# New kitty has not come out from under sofa!



## JulesinMN (Apr 16, 2009)

I got a new kitty on Monday...I know it has only been 2 days, but she has not come out from under the sofa. If I put my hand under the sofa, she rubs her head against it and purrs loudly. However, she won't do more that stick her head out. I have another cat, so right now she is in the room on her own with all her possessions from her other home. Just wondering what I should do if she doesn't come out in the next couple of days. Any tips?


----------



## ladylilith (Sep 25, 2008)

Has she been eating? My cat hid under the bed for a few days as well when I first adopted her, but she would come out to eat when I was in bed and she thought I wasn't looking. 

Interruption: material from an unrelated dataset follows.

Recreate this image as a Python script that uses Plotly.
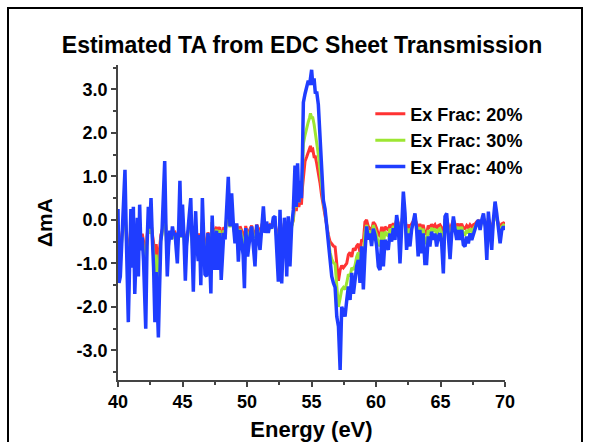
import plotly.graph_objects as go

energy = [40.00,40.08,40.18,40.30,40.42,40.54,40.66,40.80,40.92,41.00,41.10,41.19,41.30,41.40,41.50,41.58,41.68,41.78,41.88,41.98,
          42.08,42.15,42.25,42.35,42.45,42.56,42.66,42.76,42.86,42.96,43.05,43.13,43.22,43.32,43.42,43.52,43.62,43.72,43.82,43.92,
          44.02,44.12,44.22,44.32,44.42,44.52,44.60,44.70,44.80,44.90,45.00,45.10,45.22,45.32,45.42,45.52,45.64,45.74,45.84,45.94,
          46.02,46.12,46.22,46.32,46.42,46.54,46.64,46.74,46.87,46.97,47.07,
          47.20,47.30,47.46,47.56,47.64,47.72,47.82,47.90,48.00,48.10,48.20,48.30,48.42,48.55,48.68,48.81,48.94,49.07,49.20,49.33,
          49.46,49.58,49.70,49.80,49.90,50.05,50.15,50.23,50.36,50.49,50.62,50.75,50.88,51.01,51.14,51.27,51.40,51.52,51.65,51.78,
          51.91,52.04,52.17,52.30,52.43,52.56,52.69,52.80,52.90,53.00,53.08,53.20,53.33,53.46,53.59,
          53.72,53.82,53.92,54.02,54.12,54.22,54.30,54.37,54.50,54.63,54.75,54.85,54.92,55.01,55.10,55.20,55.30,55.40,55.53,55.66,
          55.79,55.92,56.05,56.18,56.31,56.44,56.57,56.70,56.83,56.96,57.09,57.22,57.34,57.47,57.60,57.73,57.86,57.99,58.12,58.25,
          58.37,58.50,58.63,58.76,58.89,59.02,59.14,59.27,59.40,59.53,59.66,59.79,59.92,
          60.05,60.18,60.31,60.44,60.57,60.70,60.82,60.95,61.08,61.21,61.34,61.47,61.60,61.73,61.86,61.99,62.12,62.25,62.37,62.50,
          62.63,62.76,62.89,63.02,63.15,63.27,63.40,63.53,63.66,63.79,63.92,64.05,64.18,64.31,64.44,64.57,64.70,64.83,64.96,65.09,
          65.22,65.35,65.48,65.61,65.74,65.87,66.00,66.13,66.26,66.39,66.51,66.64,66.77,66.90,67.03,67.16,67.29,67.42,67.55,67.68,
          67.81,67.94,68.07,68.20,68.33,68.46,68.59,68.71,68.84,68.97,69.10,69.23,69.36,69.49,69.62,69.75,69.88,70.00]

frac40 = [0.25,-1.45,-1.30,-0.40,0.40,1.15,-0.60,-2.35,-0.80,0.25,-1.10,0.30,-1.70,-0.90,0.05,-1.30,0.35,-0.70,-0.40,-0.95,
          -1.80,-2.50,-0.60,0.30,-0.20,0.50,-0.40,-1.10,-2.35,-1.20,-2.00,-2.70,-1.60,-0.50,-0.20,0.60,1.35,-0.20,-1.30,-0.60,
          -0.25,-0.45,-0.15,-0.35,-0.30,-0.70,-1.00,-0.20,0.90,-0.40,0.35,-0.30,-1.40,-0.60,-0.15,0.10,0.50,-0.40,-1.65,-0.40,
          0.20,-0.60,-0.95,-0.35,-1.50,0.50,-0.20,-1.25,-1.30,-0.30,-0.60,
          -1.69,0.10,-1.15,-0.50,-0.25,-1.15,-0.40,-0.30,-1.38,-0.85,-0.30,-0.45,0.23,0.99,-0.15,0.61,-0.10,-0.54,-0.08,-0.96,
          -0.23,-0.54,-0.80,-1.57,-0.19,-0.84,-0.55,-0.38,-0.15,-0.69,-1.07,-0.11,-0.38,-0.69,-0.20,0.31,-0.30,-0.04,-0.30,-0.10,
          -0.20,0.05,0.08,-0.84,-1.42,0.23,-1.46,-0.60,0.05,-0.50,-1.30,0.08,-1.07,-0.15,0.23,
          1.25,0.30,1.30,0.40,0.90,0.50,1.50,2.70,2.90,3.05,3.20,3.10,3.35,3.45,3.10,3.25,2.90,2.95,2.65,1.90,
          1.00,0.45,0.25,-0.15,-0.69,-1.07,-1.30,-1.45,-1.55,-2.22,-2.45,-3.45,-2.00,-2.10,-2.22,-1.85,-1.53,-1.84,-1.22,-1.70,
          -1.30,-1.07,-0.92,-1.45,-0.61,-1.60,-0.80,-0.15,-0.45,-0.31,-0.60,-0.20,-0.35,
          -0.60,-1.07,-1.15,-0.46,-1.07,-0.46,-0.61,-0.69,-0.31,-0.50,-0.19,-0.46,0.11,-0.15,-1.00,-0.15,0.65,0.15,-0.69,-0.31,
          -0.61,-0.23,-0.08,0.15,-0.23,-0.84,-0.23,-0.77,-0.31,-1.00,-1.00,-0.38,-0.61,-0.27,-0.46,-0.31,-0.61,-0.38,-0.31,-0.54,
          -1.23,0.08,0.15,-0.38,-0.90,-0.31,0.08,-0.23,-0.46,-0.23,-0.46,-0.23,-0.57,-0.61,-0.38,-0.54,-0.31,-0.46,-0.31,-0.23,
          -0.08,0.00,-0.23,0.00,0.15,-0.15,-0.92,0.19,-0.23,-0.69,0.00,0.42,0.15,-0.23,-0.54,-0.23,-0.15,-0.23]

frac20 = [-0.13,-0.64,-0.59,-0.32,-0.08,0.15,-0.38,-0.91,-0.44,-0.13,-0.53,-0.11,-0.71,-0.47,-0.19,-0.59,-0.10,-0.41,-0.32,-0.49,
          -0.74,-0.95,-0.38,-0.11,-0.26,-0.05,-0.32,-0.53,-0.91,-0.56,-0.80,-1.01,-0.68,-0.35,-0.26,-0.02,0.21,-0.26,-0.59,-0.38,
          -0.28,-0.34,-0.25,-0.31,-0.29,-0.41,-0.50,-0.26,0.07,-0.32,-0.10,-0.29,-0.62,-0.38,-0.25,-0.17,-0.05,-0.32,-0.70,-0.32,
          -0.14,-0.38,-0.49,-0.31,-0.65,-0.05,-0.26,-0.58,-0.59,-0.29,-0.38,
          -0.59,-0.05,-0.43,-0.23,-0.16,-0.43,-0.20,-0.17,-0.49,-0.34,-0.17,-0.22,-0.01,0.22,-0.13,0.10,-0.11,-0.24,-0.10,-0.37,
          -0.15,-0.24,-0.32,-0.55,-0.14,-0.33,-0.25,-0.19,-0.13,-0.29,-0.40,-0.11,-0.19,-0.29,-0.14,0.01,-0.17,-0.09,-0.17,-0.11,
          -0.14,-0.07,-0.06,-0.33,-0.51,-0.01,-0.52,-0.26,-0.07,-0.23,-0.47,-0.06,-0.40,-0.13,-0.01,
          0.45,0.20,0.55,0.30,0.45,0.35,0.75,0.95,1.35,1.45,1.55,1.65,1.70,1.60,1.62,1.45,1.45,1.30,1.10,0.85,
          0.55,0.30,0.15,-0.10,-0.35,-0.50,-0.55,-0.60,-0.62,-1.00,-1.40,-1.15,-1.05,-1.10,-1.05,-1.00,-0.80,-0.75,-0.85,-0.65,
          -0.70,-0.60,-0.55,-0.75,-0.45,-0.50,-0.05,0.00,-0.15,-0.20,-0.25,-0.05,-0.10,
          -0.20,-0.34,-0.37,-0.16,-0.34,-0.16,-0.20,-0.23,-0.11,-0.17,-0.08,-0.16,0.01,-0.07,-0.32,-0.07,0.18,0.03,-0.23,-0.11,
          -0.20,-0.09,-0.04,0.03,-0.09,-0.27,-0.09,-0.25,-0.11,-0.32,-0.32,-0.13,-0.20,-0.10,-0.16,-0.11,-0.20,-0.13,-0.11,-0.18,
          -0.39,0.00,0.03,-0.13,-0.29,-0.11,0.00,-0.09,-0.16,-0.09,-0.16,-0.09,-0.19,-0.20,-0.13,-0.18,-0.11,-0.16,-0.11,-0.09,
          -0.04,-0.02,-0.09,-0.02,0.03,-0.07,-0.30,0.04,-0.09,-0.23,-0.02,0.11,0.03,-0.09,-0.18,-0.09,-0.07,-0.09]

frac30 = [-0.10,-0.92,-0.84,-0.41,-0.03,0.33,-0.51,-1.35,-0.60,-0.10,-0.75,-0.08,-1.04,-0.65,-0.20,-0.84,-0.05,-0.56,-0.41,-0.68,
          -1.08,-1.42,-0.51,-0.08,-0.32,0.02,-0.41,-0.75,-1.35,-0.80,-1.18,-1.52,-0.99,-0.46,-0.32,0.07,0.43,-0.32,-0.84,-0.51,
          -0.34,-0.44,-0.29,-0.39,-0.36,-0.56,-0.70,-0.32,0.21,-0.41,-0.05,-0.36,-0.89,-0.51,-0.29,-0.17,0.02,-0.41,-1.01,-0.41,
          -0.12,-0.51,-0.68,-0.39,-0.94,0.02,-0.32,-0.82,-0.84,-0.36,-0.51,
          -0.91,-0.05,-0.65,-0.34,-0.22,-0.65,-0.29,-0.24,-0.76,-0.51,-0.24,-0.32,0.01,0.38,-0.17,0.19,-0.15,-0.36,-0.14,-0.56,
          -0.21,-0.36,-0.48,-0.85,-0.19,-0.50,-0.36,-0.28,-0.17,-0.43,-0.61,-0.15,-0.28,-0.43,-0.20,0.05,-0.24,-0.12,-0.24,-0.15,
          -0.20,-0.08,-0.06,-0.50,-0.78,0.01,-0.80,-0.39,-0.08,-0.34,-0.72,-0.06,-0.61,-0.17,0.01,
          0.75,0.28,0.85,0.40,0.65,0.55,1.10,1.75,1.95,2.15,2.25,2.35,2.45,2.35,2.35,2.20,2.00,1.85,1.50,1.15,
          0.70,0.40,0.20,-0.12,-0.50,-0.75,-0.90,-0.98,-1.02,-1.60,-2.00,-1.80,-1.60,-1.55,-1.60,-1.45,-1.25,-1.30,-1.10,-1.15,
          -1.05,-0.85,-0.75,-1.00,-0.62,-0.90,-0.30,-0.12,-0.30,-0.28,-0.40,-0.12,-0.22,
          -0.34,-0.56,-0.60,-0.27,-0.56,-0.27,-0.34,-0.38,-0.20,-0.29,-0.14,-0.27,0.00,-0.12,-0.53,-0.12,0.26,0.02,-0.38,-0.20,
          -0.34,-0.16,-0.09,0.02,-0.16,-0.45,-0.16,-0.42,-0.20,-0.53,-0.53,-0.23,-0.34,-0.18,-0.27,-0.20,-0.34,-0.23,-0.20,-0.31,
          -0.64,-0.01,0.02,-0.23,-0.48,-0.20,-0.01,-0.16,-0.27,-0.16,-0.27,-0.16,-0.32,-0.34,-0.23,-0.31,-0.20,-0.27,-0.20,-0.16,
          -0.09,-0.05,-0.16,-0.05,0.02,-0.12,-0.49,0.04,-0.16,-0.38,-0.05,0.15,0.02,-0.16,-0.31,-0.16,-0.12,-0.16]

series_names = ["Ex Frac: 20%", "Ex Frac: 30%", "Ex Frac: 40%"]
series_colors = ["#ff3333", "#9de632", "#1f3dff"]
series_widths = [3, 3, 3.5]

y_tickvals = [-3, -2, -1, 0, 1, 2, 3]
y_ticktext = ["-3.0", "-2.0", "-1.0", "0.0", "1.0", "2.0", "3.0"]
x_tickvals = [40, 45, 50, 55, 60, 65, 70]

FONT = "Liberation Sans, Arial, sans-serif"

fig = go.Figure()
for name, ys, col, w in zip(series_names, [frac20, frac30, frac40], series_colors, series_widths):
    fig.add_trace(go.Scatter(x=energy, y=ys, mode="lines", name=name, legendgroup=name,
                             line=dict(color=col, width=w)))

axis_common = dict(showline=True, linecolor="#444444", linewidth=1.5, ticks="outside",
                   tickcolor="#444444", tickwidth=1.5, ticklen=5, showgrid=False, zeroline=False,
                   automargin=False,
                   tickfont=dict(family=FONT, size=18, color="black", weight="bold"))

fig.update_xaxes(range=[40, 70], tickvals=x_tickvals,
                 minor=dict(dtick=2.5, tick0=40, ticks="outside", ticklen=3, tickcolor="#444444", tickwidth=1.5),
                 title=dict(text="<b>Energy (eV)</b>", font=dict(family=FONT, size=22, color="black"), standoff=10),
                 **axis_common)
fig.update_yaxes(range=[-3.68, 3.56], tickvals=y_tickvals, ticktext=y_ticktext,
                 minor=dict(dtick=0.5, tick0=0, ticks="outside", ticklen=3, tickcolor="#444444", tickwidth=1.5),
                 title=dict(text="<b>ΔmA</b>", font=dict(family=FONT, size=21, color="black"), standoff=18),
                 **axis_common)

fig.update_layout(
    width=590, height=442,
    margin=dict(l=118, r=85, t=65, b=62, autoexpand=False),
    paper_bgcolor="white", plot_bgcolor="white",
    title=dict(text="<b>Estimated TA from EDC Sheet Transmission</b>", x=0.512, xanchor="center",
               y=1 - 45 / 442, yanchor="middle", font=dict(family=FONT, size=23, color="black")),
    legend=dict(x=0.652, y=0.903, xanchor="left", yanchor="top", bgcolor="rgba(0,0,0,0)",
                itemwidth=30, tracegroupgap=0,
                font=dict(family=FONT, size=18, color="black", weight="bold")),
    showlegend=True,
)

# outer frame
fig.add_shape(type="rect", xref="paper", yref="paper",
              x0=(8 - 118) / 387, x1=(582 - 118) / 387, y0=(380 - 460) / 315, y1=(380 - 8) / 315,
              line=dict(color="black", width=2), fillcolor="rgba(0,0,0,0)", layer="below")

fig.write_html("out.html")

As long as she's eating, I think it's ok to let her take her time and come out when she's ready.


----------



## Heather102180 (Nov 19, 2003)

Just give her a few more days. It can take new kitties awhile to adjust. Maybe just sit in the room and instead of putting your hand under the couch, don't touch her and hope that that'll motivate her to come out for attention.


----------



## JulesinMN (Apr 16, 2009)

Thanks for both of your replies. My kitty is eating, but will only stick her head or paw out from under the sofa. She won't even show her head unless I stick my face under the sofa so that she can see me and I call her name. She is good about sticking her head out when I call her (as long as she can also see me). Anyway, today my other kitty decided to wonder around her "safe room". It is blocked off, but I thought it would be okay for them to meet seeing as they both know that the other one exists (he meows at the door and she can see him from under the sofa), even though they haven't met face to face. Anyway, when she saw him, she hissed (from under the sofa) and he cowered down and walked out of the room. She is teeny and he is huge so it was funny to see him be so submissive. Apparently, she was the submissive one in her previous home. Any ideas on what this means for their future relationship? I hated to see Lil Man get hissed at and then see him be so passive (not that I would have wanted him to react any other way...I just don't want him to get upset if she does that to him when they finally meet face to face).


----------



## JulesinMN (Apr 16, 2009)

The behavior continues...new kitty continues to hiss at cat who cowers down and walks off submissively. Wish he would stick up for himself! My room mate is not taking to new kitty because she seems like the mean one...


----------



## MEOWx4 (Apr 22, 2009)

My 4th kitty did this, although he didn't hiss at the other cats, he did hide a lot as he was very nervous and scared of his new surroundings. We got him on V-Day and knew he was a little sketchy and was going to take some extra time and attention to warm up to his new surroundings. We were lucky he is a very cat friendly cat which is rare, but our cats weren't sure about him and spent some time hissing at him. He would also go hide under our couch and only come out at night or if we pulled him out. 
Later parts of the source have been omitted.